چكيده به لاتين
Haar Transform (HT) is one of the wavelet transforms that has high efficiency and speed and can easily be realized in all-optical form by photonic integrated circuits. Furthermore, the optical implementation of HT has attracted great attention in the field of processing and compression of high-volume optical data, especially in real-time communications, due to the elimination of Optical-to-Electrical-to-Optical (OEO) conversions and thus increasing the computational speed.
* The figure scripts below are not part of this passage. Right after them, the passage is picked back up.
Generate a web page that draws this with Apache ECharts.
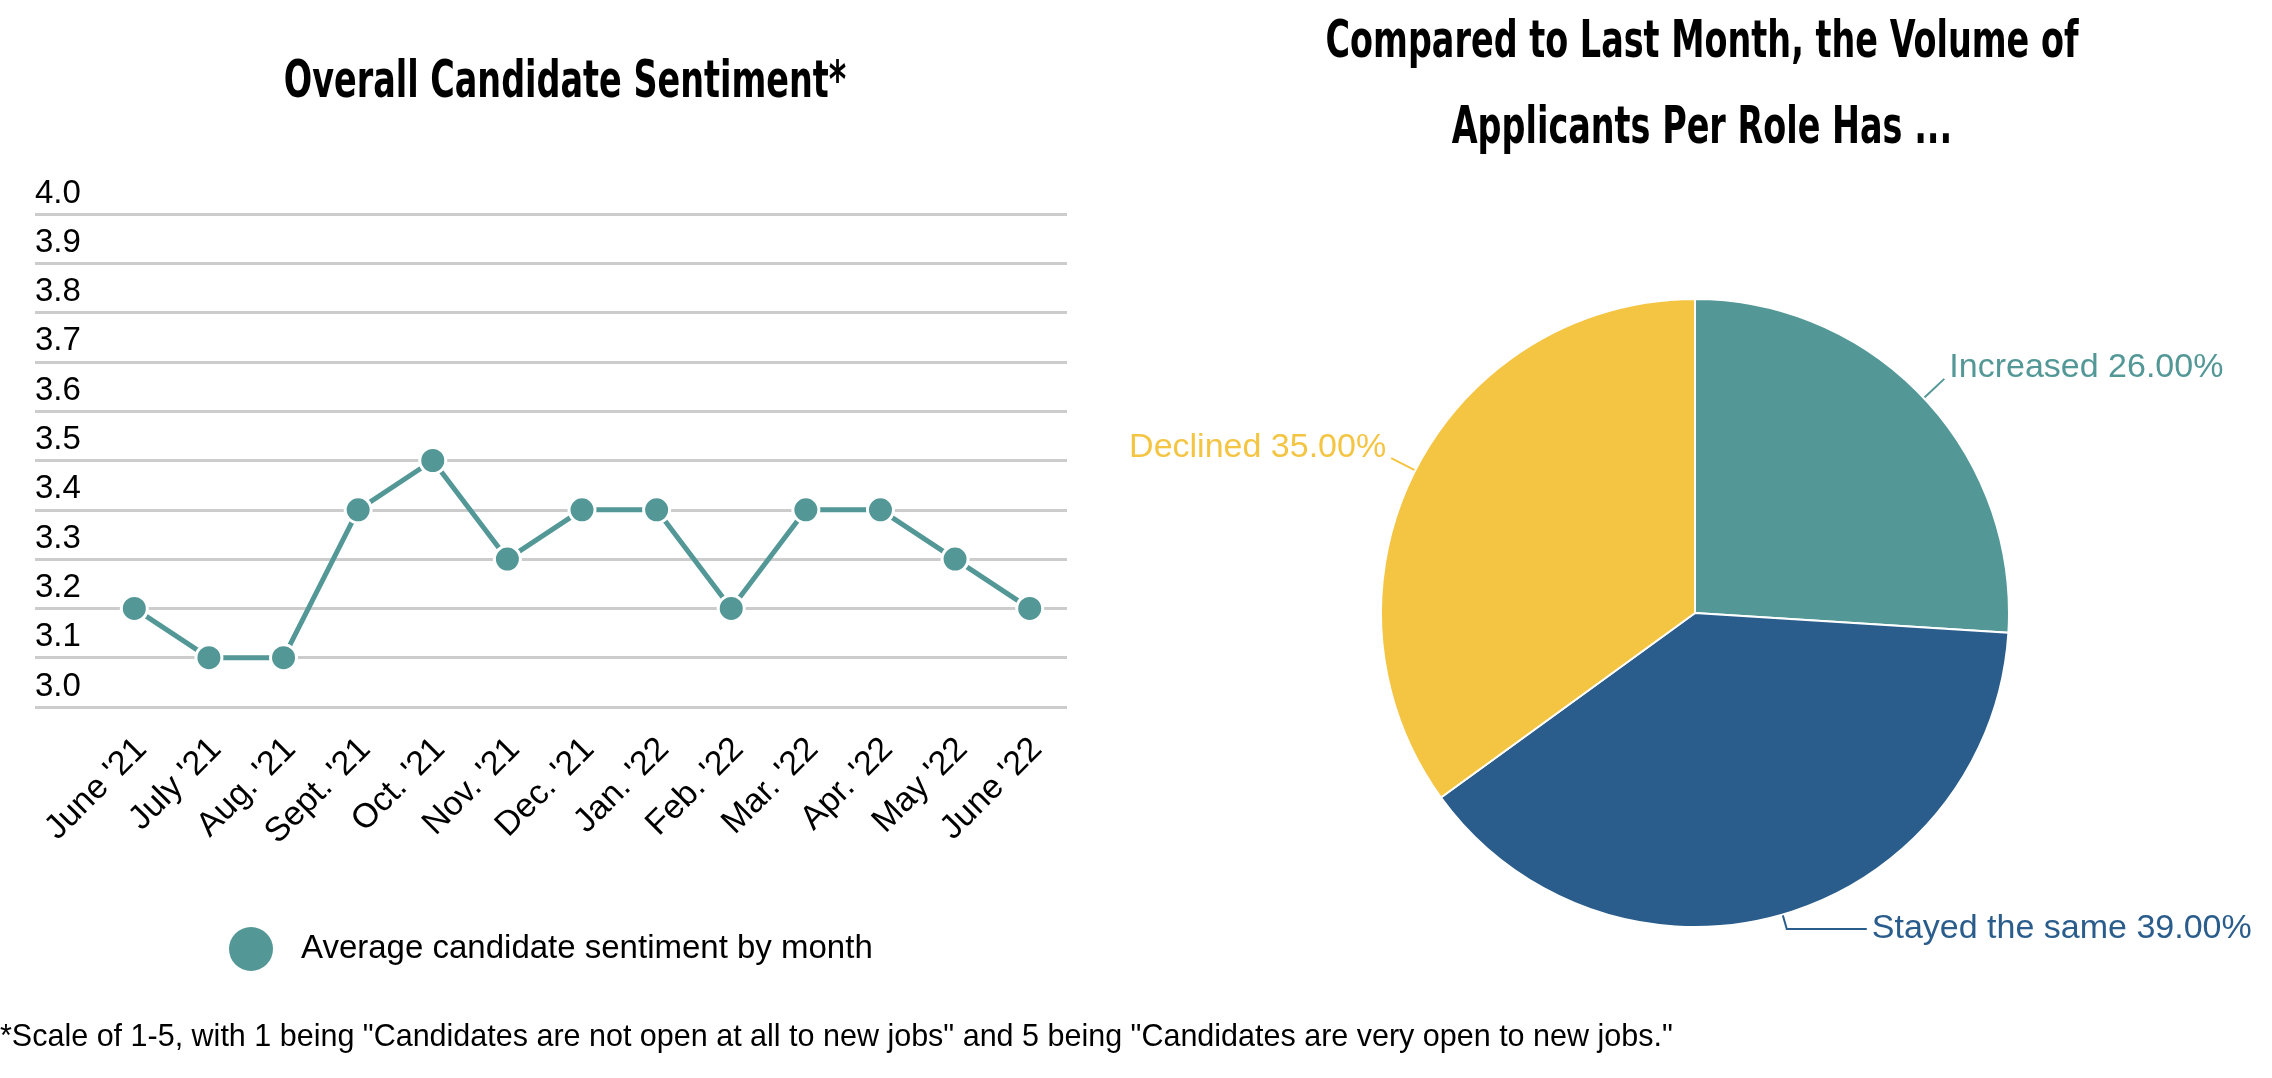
<!DOCTYPE html>
<html><head><meta charset="utf-8">
<script src="https://cdn.jsdelivr.net/npm/echarts@6/dist/echarts.min.js"></script>
<style>html,body{margin:0;padding:0;background:#fff}#c{width:2272px;height:1078px}</style>
</head><body><div id="c"></div>
<script>
const months = ["June '21","July '21","Aug. '21","Sept. '21","Oct. '21","Nov. '21","Dec. '21","Jan. '22","Feb. '22","Mar. '22","Apr. '22","May '22","June '22"];
const sentiment = [3.2,3.1,3.1,3.4,3.5,3.3,3.4,3.4,3.2,3.4,3.4,3.3,3.2];
const yMin = 3.0, yMax = 4.0, yStep = 0.1;
const pieNames = ['Increased','Stayed the same','Declined'];
const pieValues = [26,39,35];
const pieColors = ['#539897','#2a5d8c','#f4c443'];
const lineLen = [[28,0],[15,80],[27,0]];
const labelShift = [-11,0,-11];

const REG = '"Liberation Sans", Arial, sans-serif';
const TFONT = 'bold 52px "DejaVu Sans Condensed", "DejaVu Sans", sans-serif';
const teal = '#539897';

const chart = echarts.init(document.getElementById('c'), null, {renderer:'canvas'});
const option = {
  backgroundColor:'#fff',
  animation:false,
  legend:{
    data:[{name:'Average candidate sentiment by month', icon:'circle'}],
    left:224, top:922, itemWidth:44, itemHeight:44,
    itemStyle:{borderWidth:0},
    textStyle:{fontFamily:REG, fontSize:33, color:'#000', padding:[0,0,0,23]}
  },
  grid:[
    {left:35, right:1205, top:214, bottom:371},
    {left:97, right:1205, top:214, bottom:371}
  ],
  xAxis:[
    {gridIndex:0, type:'value', min:0, max:1, show:false},
    {gridIndex:1, type:'category', data:months, boundaryGap:true,
     axisLine:{show:false}, axisTick:{show:false},
     axisLabel:{interval:0, rotate:45, margin:44, padding:[0,-10,0,0], fontFamily:REG, fontSize:34, color:'#000'}}
  ],
  yAxis:[
    {gridIndex:0, type:'value', min:yMin, max:yMax, interval:yStep,
     axisLine:{show:false}, axisTick:{show:false},
     splitLine:{show:true, lineStyle:{color:'#cccccc', width:3}},
     axisLabel:{inside:true, margin:0, align:'left', verticalAlign:'bottom', padding:[0,0,4,0],
       fontFamily:REG, fontSize:33, color:'#000', formatter:v=>v.toFixed(1)}},
    {gridIndex:1, type:'value', min:yMin, max:yMax, interval:yStep, show:false, splitLine:{show:false}}
  ],
  series:[
    {name:'Average candidate sentiment by month', type:'line', xAxisIndex:1, yAxisIndex:1,
     data:sentiment, symbol:'circle', symbolSize:26,
     lineStyle:{color:teal, width:5},
     itemStyle:{color:teal, borderColor:'#fff', borderWidth:3},
     z:3},
    {type:'pie', center:[1695,613], radius:314, startAngle:90, clockwise:true,
     avoidLabelOverlap:false,
     itemStyle:{borderColor:'#fff', borderWidth:2},
     label:{show:true, position:'outside', fontFamily:REG, fontSize:34,
       formatter:p=>p.name+' '+p.percent.toFixed(2)+'%'},
     labelLine:{show:true, smooth:false, lineStyle:{width:2}},
     labelLayout:p=>({dy:labelShift[p.dataIndex]}),
     emphasis:{disabled:true},
     data:pieNames.map((n,i)=>({name:n, value:pieValues[i],
       itemStyle:{color:pieColors[i]},
       label:{color:pieColors[i]},
       labelLine:{length:lineLen[i][0], length2:lineLen[i][1], lineStyle:{color:pieColors[i]}}}))
    }
  ],
  graphic:[
    {type:'text', x:565, y:83, scaleX:0.715, style:{text:'Overall Candidate Sentiment*', font:TFONT, fill:'#000', textAlign:'center', textVerticalAlign:'middle'}},
    {type:'text', x:1702, y:43, scaleX:0.715, style:{text:'Compared to Last Month, the Volume of', font:TFONT, fill:'#000', textAlign:'center', textVerticalAlign:'middle'}},
    {type:'text', x:1702, y:129, scaleX:0.715, style:{text:'Applicants Per Role Has ...', font:TFONT, fill:'#000', textAlign:'center', textVerticalAlign:'middle'}},
    {type:'text', left:0, top:1022, style:{text:'*Scale of 1-5, with 1 being "Candidates are not open at all to new jobs" and 5 being "Candidates are very open to new jobs."',
      font:'30.5px "Liberation Sans", Arial, sans-serif', fill:'#000'}}
  ]
};
chart.setOption(option);
</script></body></html>
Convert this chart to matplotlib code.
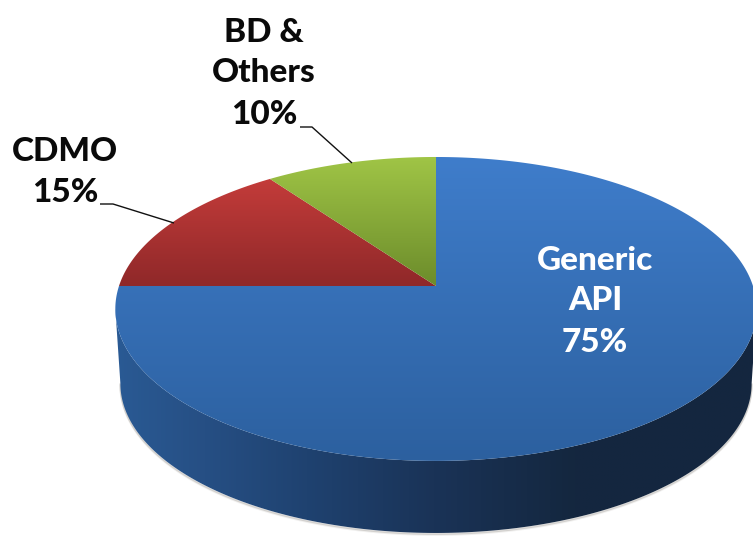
import numpy as np
import matplotlib
matplotlib.use("Agg")
import matplotlib.pyplot as plt
from matplotlib.colors import LinearSegmentedColormap
from matplotlib.patches import Polygon

# slice data, clockwise from 12 o'clock
labels = ["Generic\nAPI", "CDMO", "BD &\nOthers"]
values = [75, 15, 10]
top_colors = [("#3f7dcb", "#2c609f"), ("#c43c3a", "#8f2829"), ("#a0c546", "#6c8c2b")]
label_colors = ["white", "#0a0a0a", "#0a0a0a"]
label_pos = [(595, 301), (65, 172), (264, 73)]

# wall shade, left to right
wall_colors = ["#2a5a94", "#264f84", "#1f4270", "#1a3357", "#14273f", "#14263f"]
wall_stops = [0.0, 0.14, 0.3, 0.5, 0.72, 1.0]

# leader lines, in pixels
leaders = [[(100, 204), (113, 204), (174, 223)], [(300, 127), (312, 127), (352, 163)]]

cx, cy = 436, 286
b, a, k = 317, 148.5, 0.151
b2, a2, cy2 = 312, 146, 361


def project(theta, r=1.0, bb=b, aa=a, yy=cy):
    # theta measured clockwise from the back of the disc, perspective on the near side
    u = r * np.sin(theta)
    v = r * np.cos(theta)
    w = 1 + k * v
    return cx + bb * u / w, yy - aa * v / w


def gradient_fill(ax, verts, cmap, horizontal=False, extent=None, zorder=2):
    poly = Polygon(verts, closed=True, fc="none", ec="none", transform=ax.transData)
    ax.add_patch(poly)
    grad = np.linspace(0, 1, 256)
    grad = grad.reshape(1, -1) if horizontal else grad.reshape(-1, 1)
    im = ax.imshow(grad, cmap=cmap, extent=extent, aspect="auto", origin="lower" if horizontal else "upper",
                   interpolation="bilinear", zorder=zorder)
    im.set_clip_path(poly)


fig = plt.figure(figsize=(7.53, 5.36), dpi=100)
ax = fig.add_axes([0, 0, 1, 1])

# front wall
front = np.linspace(np.pi / 2 + 0.15, 3 * np.pi / 2 - 0.15, 300)
xt, yt = project(front)
xb, yb = project(front, bb=b2, aa=a2, yy=cy2)

# soft shadow under the wall
for off, alpha in [(2, 0.10), (1, 0.25)]:
    ax.plot(xb, yb + off, color="#77726a", lw=1.4, alpha=alpha, zorder=1)

wall = np.vstack([np.c_[xt, yt], np.c_[xb, yb][::-1]])
wall_cmap = LinearSegmentedColormap.from_list("wall", list(zip(wall_stops, wall_colors)))
gradient_fill(ax, wall[::-1], wall_cmap, horizontal=True, extent=(115, 753, 536, 280), zorder=2)

# top of the disc
start = 0.0
for value, colors in zip(values, top_colors):
    stop = start + value / sum(values) * 2 * np.pi
    theta = np.linspace(start, stop, 300)
    xs, ys = project(theta)
    verts = np.vstack([[cx, cy], np.c_[xs, ys]])
    cmap = LinearSegmentedColormap.from_list("top", colors)
    gradient_fill(ax, verts, cmap, extent=(100, 760, verts[:, 1].max(), verts[:, 1].min()), zorder=3)
    start = stop

for line in leaders:
    ax.plot(*zip(*line), color="#111111", lw=1.0, zorder=4, solid_capstyle="butt")

for label, value, color, (x, y) in zip(labels, values, label_colors, label_pos):
    ax.text(x, y, f"{label}\n{value}%", color=color, ha="center", va="center", family="Lato",
            fontweight=900, fontsize=24, linespacing=1.5, zorder=5)

ax.set_xlim(0, 753)
ax.set_ylim(536, 0)
ax.axis("off")
fig.savefig("out.png", dpi=100)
In this thesis, a new building block, based on the multimode interference coupler, has been designed to implement the basic optical HT. The advantage of the proposed HT converter over previous models is that its design, for different material platforms in various wavelengths, is based on the analytical equations rather than a trial and error method using the repetitive simulations and has a high manufacturing tolerance. Three building blocks, based on the proposed design, have been introduced and simulated in the wavelength of green light (532 nm) on three different material platforms that are transparent in the visible spectrum: Di-Ureasil (Di-U), Ge:SiO2 and TriPleX, whose dimensions are 3440×30, 1509×24 and 1200×18 µm2, respectively. Using the simulation results, the coupling ratios (CR) of 99:1% for the Di-U and Ge:SiO2 platforms and 100:0% for the TriPleX platform and the excess losses (EL) of 0.26, 0.22 and 0.18 dB are obtained for three platforms, respectively. The results, while proving good performance, show that by increasing the refractive index contrast, the efficiency also improves.
A photonic chip, based on our proposed building block, has been designed and simulated on the Di-U platform with a low refractive index contrast (about 0.2%) at the wavelength of 532 nm, in which the designed circuits implement 1st and 2nd order optical HT. The CRs of ~99:1% and ~1:2:46:1:1:46:2:1% are attained for 2-point 1st order and 8-point 2nd order HT, respectively, and for a 1×8 pixels array of a grayscale sample image, an optical compression rate of 75% is achieved.
Using TriPleX technology, which has a relatively high refractive index contrast (~27%) and offers a smaller footprint, another photonic chip has been designed, fabricated and characterized at the wavelength of 532 nm. The simulation and measurement results are well matched and verify the high performance and efficiency of the designed chip. For instance, the simulated and measured CRs for 1st order HT are 100:0% and 98:2%, respectively, and for 2nd order HT are 0:0:50:0:0:50:0:0 and 2:3:40:5:4:42:3:1, respectively. In order to control the phase of the input signals when testing the chip in the laboratory, active phase modulators (PM) have been designed at the input of the circuits, which has improved the measurement results. For example, by activating PM in one of the chip circuits, a 7% improvement in the measured CR is obtained.